El azar posee sólo valor instrumental en la técnica de Barnsley. Los resultados son deterministas y predecibles. Cuando un punto surge en la pantalla del ordenador, nadie adivina dónde aparecerá el siguiente: depende del recorrido de la imaginaria moneda interior de la máquina. Con todo, el flujo de la luz permanece siempre dentro de los límites imprescindibles para producir una figura en el fósforo. Hasta ese extremo el papel del azar es una ilusión.

—La casualidad es un trampantojo —dijo Barnsley—. Tiene importancia para obtener imágenes de cierta medida invariante, que viven en el objeto fractal; pero éste en sí no depende del azar. Con una probabilidad, siempre se obtiene la misma imagen. Sondar los objetos fractales, con un algoritmo fortuito, proporciona información recóndita, de la misma suerte que, cuando entramos en una habitación desconocida, nuestros ojos bailan de un sitio a otro de modo que podría describirse como pendiente del azar, y así tenemos una idea clara de cómo es esa estancia. Pero la habitación es lo que es. El objeto existe hagamos lo que hagamos.

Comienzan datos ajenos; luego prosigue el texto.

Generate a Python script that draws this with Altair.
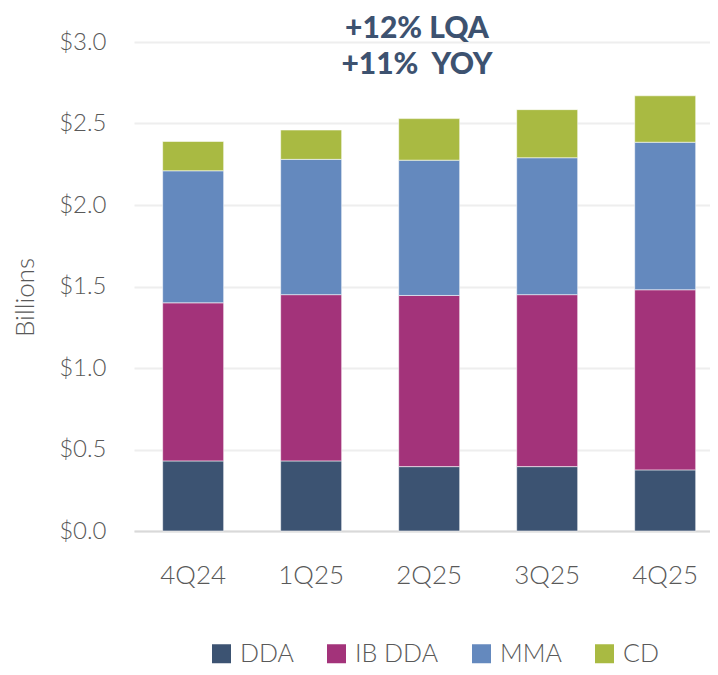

El conjunto de Mandelbrot existe de la misma manera. Existía antes de que Peitgen y Richter se dedicaran a convertirlo en expresión artística; antes de que Hubbard y Douady entendieran su esencia matemática, y antes de que Mandelbrot lo descubriera. Existió en cuanto la ciencia creó un contexto: una noción de números complejos y de funciones iterativas. Entonces esperó que lo desvelasen. O acaso existió mucho antes, desde que la naturaleza se organizó mediante leyes físicas sencillas, repetidas con paciencia inagotable y sin modificarse jamás.